**DATASET CONTENT**
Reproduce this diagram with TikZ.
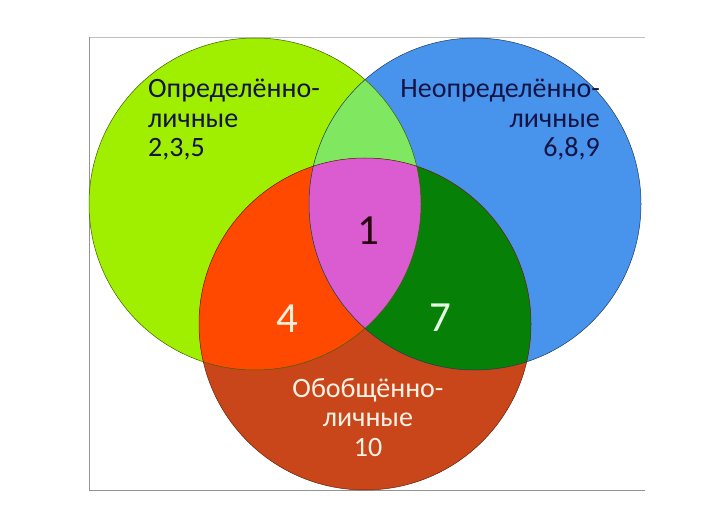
\documentclass[tikz,border=0pt]{standalone}
\usepackage{fontspec}
\setmainfont{Carlito}
\definecolor{oprgreen}{RGB}{160,238,0}
\definecolor{neoprblue}{RGB}{72,148,236}
\definecolor{obobred}{RGB}{200,70,25}
\definecolor{lightgreen}{RGB}{128,232,96}
\definecolor{orangered}{RGB}{255,72,0}
\definecolor{darkgreen}{RGB}{6,128,6}
\definecolor{pinkmid}{RGB}{218,92,208}
\definecolor{navytext}{RGB}{20,20,70}

\begin{document}
\begin{tikzpicture}[x=1pt, y=-1pt,
    lbl/.style={font=\fontsize{28}{29.5}\selectfont, inner sep=0pt},
    num/.style={font=\fontsize{43}{50}\selectfont, inner sep=0pt}]
    \useasboundingbox (0,0) rectangle (711,505);

    \coordinate (opr) at (255,204);
    \coordinate (neopr) at (475,204);
    \coordinate (obob) at (365,324);

    \draw[gray!50, line width=0.7pt] (89,37) -- (645,37);
    \draw[gray!85, line width=0.9pt] (89,37) -- (89,490) -- (645,490);

    \fill[oprgreen] (opr) circle[radius=166pt];
    \fill[neoprblue] (neopr) circle[radius=166pt];
    \fill[obobred] (obob) circle[radius=166pt];
    \begin{scope}
        \clip (opr) circle[radius=166pt];
        \fill[lightgreen] (neopr) circle[radius=166pt];
        \fill[orangered] (obob) circle[radius=166pt];
    \end{scope}
    \begin{scope}
        \clip (neopr) circle[radius=166pt];
        \fill[darkgreen] (obob) circle[radius=166pt];
        \clip (opr) circle[radius=166pt];
        \fill[pinkmid] (obob) circle[radius=166pt];
    \end{scope}
    \draw[black!60!oprgreen, line width=0.5pt] (opr) circle[radius=166pt];
    \draw[black!60!neoprblue, line width=0.5pt] (neopr) circle[radius=166pt];
    \draw[black!50!obobred, line width=0.5pt] (obob) circle[radius=166pt];

    \node[lbl, navytext, align=left, anchor=base west] (oprtext) at (148,157) {Определённо-\\личные\\2,3,5};
    \node[lbl, navytext, align=right, anchor=base east] (neoprtext) at (600,157) {Неопределённо-\\личные\\6,8,9};
    \node[lbl, white!90!orange, align=center, anchor=base] (obobtext) at (368,456) {Обобщённо-\\личные\\10};

    \node[num, black!80!purple] (all) at (368,231) {1};
    \node[num, white!85!orange] (oprobob) at (287,319) {4};
    \node[num, white!90!green] (neoprobob) at (440,318) {7};
\end{tikzpicture}
\end{document}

**CHALLENGE**
Reproduce the data word for word, excluding its pictures.

**EXERCISE SOLUTION**
Reproduce this diagram with TikZ.
\documentclass[tikz,border=0pt]{standalone}
\usepackage{fontspec}
\setmainfont{Carlito}
\definecolor{oprgreen}{RGB}{160,238,0}
\definecolor{neoprblue}{RGB}{72,148,236}
\definecolor{obobred}{RGB}{200,70,25}
\definecolor{lightgreen}{RGB}{128,232,96}
\definecolor{orangered}{RGB}{255,72,0}
\definecolor{darkgreen}{RGB}{6,128,6}
\definecolor{pinkmid}{RGB}{218,92,208}
\definecolor{navytext}{RGB}{20,20,70}

\begin{document}
\begin{tikzpicture}[x=1pt, y=-1pt,
    lbl/.style={font=\fontsize{28}{29.5}\selectfont, inner sep=0pt},
    num/.style={font=\fontsize{43}{50}\selectfont, inner sep=0pt}]
    \useasboundingbox (0,0) rectangle (711,505);

    \coordinate (opr) at (255,204);
    \coordinate (neopr) at (475,204);
    \coordinate (obob) at (365,324);

    \draw[gray!50, line width=0.7pt] (89,37) -- (645,37);
    \draw[gray!85, line width=0.9pt] (89,37) -- (89,490) -- (645,490);

    \fill[oprgreen] (opr) circle[radius=166pt];
    \fill[neoprblue] (neopr) circle[radius=166pt];
    \fill[obobred] (obob) circle[radius=166pt];
    \begin{scope}
        \clip (opr) circle[radius=166pt];
        \fill[lightgreen] (neopr) circle[radius=166pt];
        \fill[orangered] (obob) circle[radius=166pt];
    \end{scope}
    \begin{scope}
        \clip (neopr) circle[radius=166pt];
        \fill[darkgreen] (obob) circle[radius=166pt];
        \clip (opr) circle[radius=166pt];
        \fill[pinkmid] (obob) circle[radius=166pt];
    \end{scope}
    \draw[black!60!oprgreen, line width=0.5pt] (opr) circle[radius=166pt];
    \draw[black!60!neoprblue, line width=0.5pt] (neopr) circle[radius=166pt];
    \draw[black!50!obobred, line width=0.5pt] (obob) circle[radius=166pt];

    \node[lbl, navytext, align=left, anchor=base west] (oprtext) at (148,157) {Определённо-\\личные\\2,3,5};
    \node[lbl, navytext, align=right, anchor=base east] (neoprtext) at (600,157) {Неопределённо-\\личные\\6,8,9};
    \node[lbl, white!90!orange, align=center, anchor=base] (obobtext) at (368,456) {Обобщённо-\\личные\\10};

    \node[num, black!80!purple] (all) at (368,231) {1};
    \node[num, white!85!orange] (oprobob) at (287,319) {4};
    \node[num, white!90!green] (neoprobob) at (440,318) {7};
\end{tikzpicture}
\end{document}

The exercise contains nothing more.